#### Source code of charts

--------

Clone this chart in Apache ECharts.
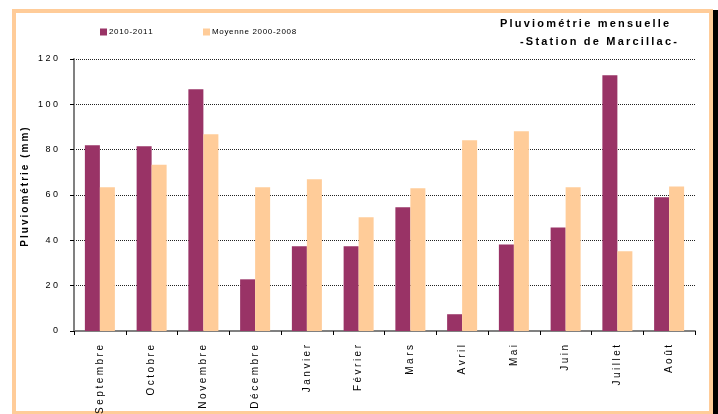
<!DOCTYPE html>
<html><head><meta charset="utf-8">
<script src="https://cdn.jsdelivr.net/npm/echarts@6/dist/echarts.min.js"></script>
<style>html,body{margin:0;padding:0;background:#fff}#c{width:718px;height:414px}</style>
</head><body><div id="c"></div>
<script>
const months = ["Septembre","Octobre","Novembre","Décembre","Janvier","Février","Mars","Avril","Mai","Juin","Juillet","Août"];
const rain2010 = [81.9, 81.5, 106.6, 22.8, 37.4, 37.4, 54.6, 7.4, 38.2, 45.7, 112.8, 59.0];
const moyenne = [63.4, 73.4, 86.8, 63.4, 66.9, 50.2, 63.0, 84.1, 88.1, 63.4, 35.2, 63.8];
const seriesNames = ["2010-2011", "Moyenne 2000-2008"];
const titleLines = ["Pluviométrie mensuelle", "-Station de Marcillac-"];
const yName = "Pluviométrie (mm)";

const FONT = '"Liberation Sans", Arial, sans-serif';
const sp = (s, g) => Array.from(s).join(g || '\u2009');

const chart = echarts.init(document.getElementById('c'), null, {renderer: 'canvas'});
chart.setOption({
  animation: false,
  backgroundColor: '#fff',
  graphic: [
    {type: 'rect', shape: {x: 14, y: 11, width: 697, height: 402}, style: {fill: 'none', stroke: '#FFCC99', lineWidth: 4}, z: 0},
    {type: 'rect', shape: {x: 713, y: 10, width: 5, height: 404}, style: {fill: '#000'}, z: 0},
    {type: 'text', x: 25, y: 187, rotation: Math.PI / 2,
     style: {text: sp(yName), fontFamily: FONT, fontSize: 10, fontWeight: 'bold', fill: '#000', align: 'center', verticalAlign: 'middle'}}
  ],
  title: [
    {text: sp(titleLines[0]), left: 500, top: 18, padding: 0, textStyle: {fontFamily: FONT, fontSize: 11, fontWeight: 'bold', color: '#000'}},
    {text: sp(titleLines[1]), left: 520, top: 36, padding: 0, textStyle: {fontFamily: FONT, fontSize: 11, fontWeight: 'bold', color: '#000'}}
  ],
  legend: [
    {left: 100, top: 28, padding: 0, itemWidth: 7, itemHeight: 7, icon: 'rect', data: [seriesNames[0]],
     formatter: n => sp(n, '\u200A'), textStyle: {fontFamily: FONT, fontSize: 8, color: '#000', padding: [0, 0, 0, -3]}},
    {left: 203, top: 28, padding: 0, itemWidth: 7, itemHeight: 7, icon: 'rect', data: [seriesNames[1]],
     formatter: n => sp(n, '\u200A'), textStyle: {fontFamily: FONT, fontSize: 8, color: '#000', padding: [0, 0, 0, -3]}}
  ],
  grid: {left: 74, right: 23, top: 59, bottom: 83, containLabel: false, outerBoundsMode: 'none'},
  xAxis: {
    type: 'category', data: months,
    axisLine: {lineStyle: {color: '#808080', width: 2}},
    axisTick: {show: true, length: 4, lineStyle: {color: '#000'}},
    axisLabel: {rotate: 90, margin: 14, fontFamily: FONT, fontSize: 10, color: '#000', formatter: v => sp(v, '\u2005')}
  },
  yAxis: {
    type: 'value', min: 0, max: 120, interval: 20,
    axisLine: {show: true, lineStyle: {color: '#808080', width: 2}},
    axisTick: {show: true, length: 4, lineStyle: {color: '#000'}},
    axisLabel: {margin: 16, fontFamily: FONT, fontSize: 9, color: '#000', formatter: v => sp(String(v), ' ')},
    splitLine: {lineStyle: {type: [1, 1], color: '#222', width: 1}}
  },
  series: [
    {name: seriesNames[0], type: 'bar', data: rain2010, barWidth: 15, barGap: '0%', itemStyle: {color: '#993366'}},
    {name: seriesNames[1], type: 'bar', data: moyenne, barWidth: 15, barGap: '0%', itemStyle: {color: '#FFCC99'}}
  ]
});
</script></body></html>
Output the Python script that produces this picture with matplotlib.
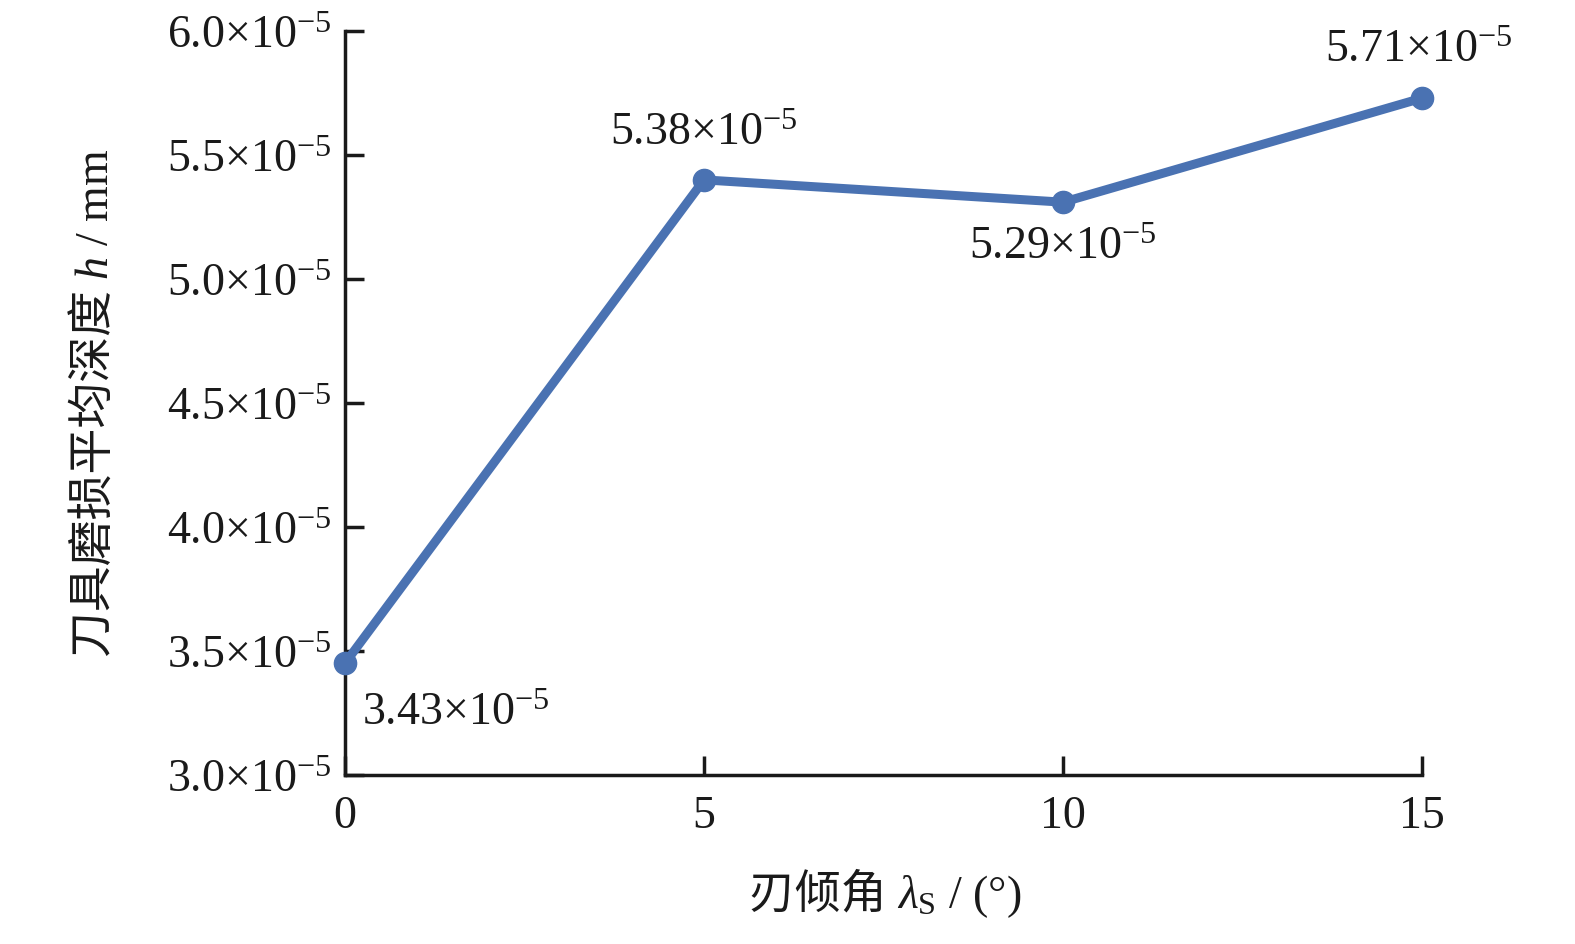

--------

#### PROBLEM STATEMENT
Transcribe the listing in full and omit the pictures.

#### TASK OUTPUT
Clone this chart in Apache ECharts.
<!DOCTYPE html>
<html><head><meta charset="utf-8">
<script src="https://cdn.jsdelivr.net/npm/echarts@6/dist/echarts.min.js"></script>
<style>html,body{margin:0;padding:0;background:#fff}#c{width:718px;height:414px}</style>
</head><body><div id="c"></div>
<script>
const months = ["Septembre","Octobre","Novembre","Décembre","Janvier","Février","Mars","Avril","Mai","Juin","Juillet","Août"];
const rain2010 = [81.9, 81.5, 106.6, 22.8, 37.4, 37.4, 54.6, 7.4, 38.2, 45.7, 112.8, 59.0];
const moyenne = [63.4, 73.4, 86.8, 63.4, 66.9, 50.2, 63.0, 84.1, 88.1, 63.4, 35.2, 63.8];
const seriesNames = ["2010-2011", "Moyenne 2000-2008"];
const titleLines = ["Pluviométrie mensuelle", "-Station de Marcillac-"];
const yName = "Pluviométrie (mm)";

const FONT = '"Liberation Sans", Arial, sans-serif';
const sp = (s, g) => Array.from(s).join(g || '\u2009');

const chart = echarts.init(document.getElementById('c'), null, {renderer: 'canvas'});
chart.setOption({
  animation: false,
  backgroundColor: '#fff',
  graphic: [
    {type: 'rect', shape: {x: 14, y: 11, width: 697, height: 402}, style: {fill: 'none', stroke: '#FFCC99', lineWidth: 4}, z: 0},
    {type: 'rect', shape: {x: 713, y: 10, width: 5, height: 404}, style: {fill: '#000'}, z: 0},
    {type: 'text', x: 25, y: 187, rotation: Math.PI / 2,
     style: {text: sp(yName), fontFamily: FONT, fontSize: 10, fontWeight: 'bold', fill: '#000', align: 'center', verticalAlign: 'middle'}}
  ],
  title: [
    {text: sp(titleLines[0]), left: 500, top: 18, padding: 0, textStyle: {fontFamily: FONT, fontSize: 11, fontWeight: 'bold', color: '#000'}},
    {text: sp(titleLines[1]), left: 520, top: 36, padding: 0, textStyle: {fontFamily: FONT, fontSize: 11, fontWeight: 'bold', color: '#000'}}
  ],
  legend: [
    {left: 100, top: 28, padding: 0, itemWidth: 7, itemHeight: 7, icon: 'rect', data: [seriesNames[0]],
     formatter: n => sp(n, '\u200A'), textStyle: {fontFamily: FONT, fontSize: 8, color: '#000', padding: [0, 0, 0, -3]}},
    {left: 203, top: 28, padding: 0, itemWidth: 7, itemHeight: 7, icon: 'rect', data: [seriesNames[1]],
     formatter: n => sp(n, '\u200A'), textStyle: {fontFamily: FONT, fontSize: 8, color: '#000', padding: [0, 0, 0, -3]}}
  ],
  grid: {left: 74, right: 23, top: 59, bottom: 83, containLabel: false, outerBoundsMode: 'none'},
  xAxis: {
    type: 'category', data: months,
    axisLine: {lineStyle: {color: '#808080', width: 2}},
    axisTick: {show: true, length: 4, lineStyle: {color: '#000'}},
    axisLabel: {rotate: 90, margin: 14, fontFamily: FONT, fontSize: 10, color: '#000', formatter: v => sp(v, '\u2005')}
  },
  yAxis: {
    type: 'value', min: 0, max: 120, interval: 20,
    axisLine: {show: true, lineStyle: {color: '#808080', width: 2}},
    axisTick: {show: true, length: 4, lineStyle: {color: '#000'}},
    axisLabel: {margin: 16, fontFamily: FONT, fontSize: 9, color: '#000', formatter: v => sp(String(v), ' ')},
    splitLine: {lineStyle: {type: [1, 1], color: '#222', width: 1}}
  },
  series: [
    {name: seriesNames[0], type: 'bar', data: rain2010, barWidth: 15, barGap: '0%', itemStyle: {color: '#993366'}},
    {name: seriesNames[1], type: 'bar', data: moyenne, barWidth: 15, barGap: '0%', itemStyle: {color: '#FFCC99'}}
  ]
});
</script></body></html>
Output the Python script that produces this picture with matplotlib.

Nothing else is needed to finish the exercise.